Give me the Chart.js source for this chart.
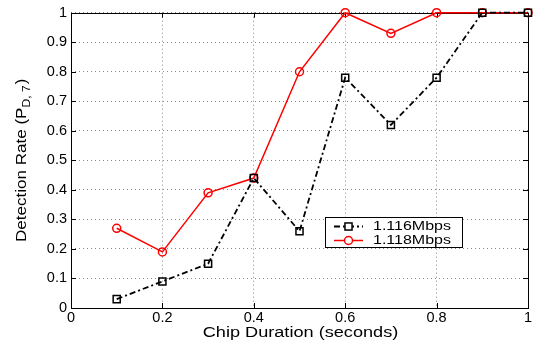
<!DOCTYPE html>
<html>
<head>
<meta charset="utf-8">
<script src="https://cdn.jsdelivr.net/npm/chart.js@4/dist/chart.umd.min.js"></script>
<style>
  html, body { margin: 0; padding: 0; background: #fff; }
  #wrap { width: 540px; height: 349px; }
</style>
</head>
<body>
<div id="wrap"><canvas id="c" width="540" height="349"></canvas></div>
<script>
// Chip durations (seconds) and detection rates for the two data rates
const chipDuration = [0.1, 0.2, 0.3, 0.4, 0.5, 0.6, 0.7, 0.8, 0.9, 1.0];
const rate1116 = [0.03, 0.09, 0.15, 0.44, 0.26, 0.78, 0.62, 0.78, 1.0, 1.0];
const rate1118 = [0.27, 0.19, 0.39, 0.44, 0.80, 1.0, 0.93, 1.0, 1.0, 1.0];
const seriesNames = ['1.116Mbps', '1.118Mbps'];
const xTickValues = [0, 0.2, 0.4, 0.6, 0.8, 1];
const yTickValues = [0, 0.1, 0.2, 0.3, 0.4, 0.5, 0.6, 0.7, 0.8, 0.9, 1];

const FONT = "'Liberation Sans', Arial, Helvetica, sans-serif";

function toPoints(ys) {
  return chipDuration.map((x, i) => ({ x: x, y: ys[i] }));
}
function fmt(v) {
  return String(Math.round(v * 10) / 10);
}

// Text drawn with a slight horizontal stretch (wide Helvetica look)
function wideText(ctx, text, x, y, size, k, align) {
  ctx.save();
  ctx.font = size + 'px ' + FONT;
  ctx.textAlign = align || 'left';
  ctx.translate(x, y);
  ctx.scale(k, 1);
  ctx.fillText(text, 0, 0);
  ctx.restore();
}

// Box frame, inward tick marks, axis titles and the legend panel
const framePlugin = {
  id: 'frame',
  beforeDatasetsDraw(chart) {
    const { ctx, chartArea: a, scales } = chart;
    ctx.save();
    ctx.strokeStyle = '#000';
    ctx.lineWidth = 1;
    ctx.setLineDash([]);
    ctx.beginPath();
    const tl = 5;
    xTickValues.forEach(v => {
      const px = Math.round(scales.x.getPixelForValue(v)) + 0.5;
      ctx.moveTo(px, a.bottom); ctx.lineTo(px, a.bottom - tl);
      ctx.moveTo(px, a.top); ctx.lineTo(px, a.top + tl);
    });
    yTickValues.forEach(v => {
      const py = Math.round(scales.y.getPixelForValue(v)) + 0.5;
      ctx.moveTo(a.left, py); ctx.lineTo(a.left + tl, py);
      ctx.moveTo(a.right, py); ctx.lineTo(a.right - tl, py);
    });
    ctx.stroke();
    ctx.strokeRect(Math.round(a.left) + 0.5, Math.round(a.top) + 0.5,
                   Math.round(a.right - a.left), Math.round(a.bottom - a.top));
    ctx.restore();
  },
  afterDraw(chart) {
    const { ctx, chartArea: a, data } = chart;
    ctx.save();
    ctx.fillStyle = '#000';
    ctx.textBaseline = 'alphabetic';

    // x-axis title
    wideText(ctx, 'Chip Duration (seconds)', (a.left + a.right) / 2 + 1, 337, 15.5, 1.17, 'center');

    // y-axis title with subscript, rotated
    ctx.save();
    ctx.translate(26, (a.top + a.bottom) / 2);
    ctx.rotate(-Math.PI / 2);
    ctx.scale(1.1, 1);
    const main = 'Detection Rate (P';
    const sub = 'D, 7';
    const close = ')';
    ctx.font = '15.5px ' + FONT;
    const wMain = ctx.measureText(main).width;
    const wClose = ctx.measureText(close).width;
    ctx.font = '11px ' + FONT;
    const wSub = ctx.measureText(sub).width;
    const total = wMain + wSub + wClose + 1;
    const x0 = -total / 2;
    ctx.textAlign = 'left';
    ctx.font = '15.5px ' + FONT;
    ctx.fillText(main, x0, 0);
    ctx.font = '11px ' + FONT;
    ctx.fillText(sub, x0 + wMain, 4);
    ctx.font = '15.5px ' + FONT;
    ctx.fillText(close, x0 + wMain + wSub + 1, 0);
    ctx.restore();

    // legend panel
    const lx = 325, ly = 217, lw = 137, lh = 30;
    ctx.fillStyle = '#fff';
    ctx.fillRect(lx, ly, lw, lh);
    ctx.strokeStyle = '#000';
    ctx.lineWidth = 1;
    ctx.strokeRect(lx + 0.5, ly + 0.5, lw, lh);
    const rows = [ly + 9.5, ly + 23.5];
    data.datasets.forEach((ds, i) => {
      const y = rows[i];
      ctx.strokeStyle = ds.borderColor;
      ctx.lineWidth = ds.borderWidth;
      ctx.setLineDash(ds.borderDash || []);
      ctx.beginPath();
      ctx.moveTo(334, y); ctx.lineTo(363, y);
      ctx.stroke();
      ctx.setLineDash([]);
      ctx.lineWidth = ds.pointBorderWidth;
      ctx.strokeStyle = ds.pointBorderColor;
      ctx.fillStyle = '#fff';
      const cx = 348.5;
      if (ds.pointStyle === 'rect') {
        const s = ds.pointRadius * Math.SQRT1_2;
        ctx.fillRect(cx - s, y - s, 2 * s, 2 * s);
        ctx.strokeRect(cx - s, y - s, 2 * s, 2 * s);
      } else {
        ctx.beginPath();
        ctx.arc(cx, y, ds.pointRadius, 0, Math.PI * 2);
        ctx.fill();
        ctx.stroke();
      }
      ctx.fillStyle = '#000';
      ctx.textBaseline = 'middle';
      wideText(ctx, ds.label, 373, y + 0.5, 12.5, 1.28, 'left');
    });
    ctx.restore();
  }
};

new Chart(document.getElementById('c'), {
  type: 'line',
  data: {
    datasets: [
      {
        label: seriesNames[0],
        data: toPoints(rate1116),
        borderColor: '#000',
        borderWidth: 1.8,
        borderDash: [6, 3, 2, 3],
        pointStyle: 'rect',
        pointRadius: 5,
        pointBorderWidth: 1.5,
        pointBorderColor: '#000',
        pointBackgroundColor: 'rgba(255,255,255,0)',
        tension: 0,
        fill: false,
        clip: false
      },
      {
        label: seriesNames[1],
        data: toPoints(rate1118),
        borderColor: '#f00',
        borderWidth: 1.5,
        pointStyle: 'circle',
        pointRadius: 4,
        pointBorderWidth: 1.5,
        pointBorderColor: '#f00',
        pointBackgroundColor: 'rgba(255,255,255,0)',
        tension: 0,
        fill: false,
        clip: false
      }
    ]
  },
  options: {
    responsive: false,
    animation: false,
    events: [],
    layout: { padding: { top: 10, right: 12, left: 0, bottom: 0 } },
    plugins: { legend: { display: false }, title: { display: false }, tooltip: { enabled: false } },
    scales: {
      x: {
        type: 'linear',
        min: 0, max: 1,
        afterBuildTicks: s => { s.ticks = xTickValues.map(v => ({ value: v })); },
        afterFit: s => { s.height = 41; },
        ticks: {
          color: '#000',
          font: { family: FONT, size: 14.5 },
          padding: 1,
          maxRotation: 0,
          autoSkip: false,
          callback: v => fmt(v)
        },
        grid: { color: '#888', lineWidth: 1, drawTicks: false },
        border: { display: false, dash: [1, 3] }
      },
      y: {
        type: 'linear',
        min: 0, max: 1,
        afterBuildTicks: s => { s.ticks = yTickValues.map(v => ({ value: v })); },
        afterFit: s => { s.width = 71; },
        ticks: {
          color: '#000',
          font: { family: FONT, size: 14.5 },
          padding: 4,
          autoSkip: false,
          callback: v => fmt(v)
        },
        grid: { color: '#888', lineWidth: 1, drawTicks: false },
        border: { display: false, dash: [1, 3] }
      }
    }
  },
  plugins: [framePlugin]
});
</script>
</body>
</html>
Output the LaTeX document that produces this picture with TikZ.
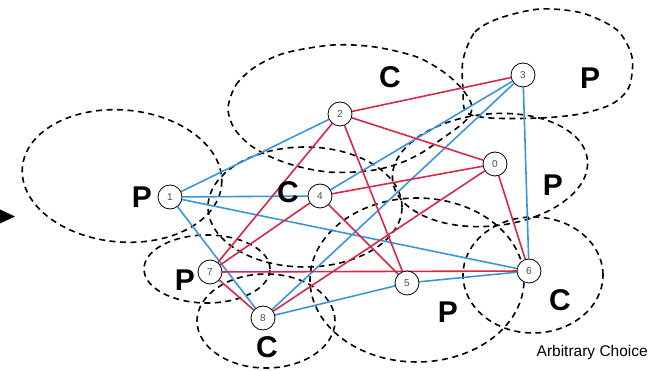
\documentclass[tikz,border=0pt]{standalone}
\usepackage{fontspec}
\setmainfont{Liberation Sans}
\definecolor{lineblue}{RGB}{58,150,220}
\definecolor{linered}{RGB}{214,40,72}
\pgfdeclarelayer{regions}
\pgfdeclarelayer{edges}
\pgfsetlayers{regions,edges,main}
\begin{document}
\begin{tikzpicture}[x=1pt,y=-1pt,
  nd/.style={circle,draw=black,line width=0.8pt,fill=white,minimum size=24pt,inner sep=0pt,font=\fontsize{10}{10}\selectfont\color{black!70}},
  bl/.style={draw=lineblue,line width=1.6pt},
  rd/.style={draw=linered,line width=1.6pt},
  region/.style={draw=black,line width=1.6pt,dash pattern=on 6pt off 4.5pt},
  lab/.style={font=\fontsize{30}{30}\selectfont\bfseries,inner sep=0pt},
  captxt/.style={font=\fontsize{15.5}{16}\selectfont,inner sep=0pt}]
\useasboundingbox (0,0) rectangle (651,371);
% nodes
\node[nd] (n1) at (170,197) {1};
\node[nd] (n2) at (340,114) {2};
\node[nd] (n3) at (523,75) {3};
\node[nd] (n0) at (495,164) {0};
\node[nd] (n4) at (320,196) {4};
\node[nd] (n7) at (210,272) {7};
\node[nd] (n8) at (263,318) {8};
\node[nd] (n5) at (407,283) {5};
\node[nd] (n6) at (529,271) {6};
% regions
\begin{pgfonlayer}{regions}
\draw[region, rotate around={-5:(122,176)}] (122,176) ellipse [x radius=100pt, y radius=66pt];
\draw[region] plot[smooth cycle] coordinates {(228,108) (236,85) (255,67) (285,53) (333,45) (375,47) (417,57) (445,73) (463,90) (472,106) (468,118) (457,128) (443,138) (423,152) (403,162) (380,169) (355,172) (328,172) (300,167) (273,158) (250,145) (234,128)};
\draw[region] plot[smooth cycle] coordinates {(463,60) (475,32) (500,18) (540,9) (582,13) (617,30) (632,57) (629,87) (612,104) (580,114) (540,118) (490,118) (466,112) (463,90)};
\draw[region, rotate around={6:(490,170)}] (490,170) ellipse [x radius=98pt, y radius=56pt];
\draw[region] (305,207) ellipse [x radius=97pt, y radius=60pt];
\draw[region] (207,269) ellipse [x radius=63pt, y radius=34pt];
\draw[region] (266,321) ellipse [x radius=69pt, y radius=47pt];
\draw[region] (417,280) ellipse [x radius=107pt, y radius=82pt];
\draw[region] (533,275) ellipse [x radius=70pt, y radius=58pt];
\end{pgfonlayer}
% edges
\begin{pgfonlayer}{edges}
\draw[bl] (n1) -- (n2);
\draw[bl] (n1) -- (n4);
\draw[bl] (n1) -- (n6);
\draw[bl] (n1) -- (n8);
\draw[bl] (n3) -- (n4);
\draw[bl] (n3) -- (n8);
\draw[bl] (n3) -- (n6);
\draw[bl] (n5) -- (n8);
\draw[bl] (n5) -- (n6);
\draw[rd] (n2) -- (n3);
\draw[rd] (n2) -- (n0);
\draw[rd] (n2) -- (n7);
\draw[rd] (n2) -- (n5);
\draw[rd] (n4) -- (n0);
\draw[rd] (n4) -- (n7);
\draw[rd] (n4) -- (n5);
\draw[rd] (n0) -- (n8);
\draw[rd] (n0) -- (n6);
\draw[rd] (n7) -- (n6);
\draw[rd] (n7) -- (n8);
\end{pgfonlayer}
% labels
\node[lab] (l1) at (142,197) {P};
\node[lab] (l2) at (390,77) {C};
\node[lab] (l3) at (590,78) {P};
\node[lab] (l0) at (553,185) {P};
\node[lab] (l4) at (288,192) {C};
\node[lab] (l7) at (185,280) {P};
\node[lab] (l8) at (267,347) {C};
\node[lab] (l5) at (448,312) {P};
\node[lab] (l6) at (560,300) {C};
\node[captxt, anchor=east] (ac) at (648,352) {Arbitrary Choice};
% arrow tip at left edge
\fill (0,209.5) -- (15,216.5) -- (0,223.5) -- cycle;
\end{tikzpicture}
\end{document}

▶ _Task to carry out_:
Lines that include the word "this" — how many are there in the data? Answer with the number alone.

▶ _Result_:
2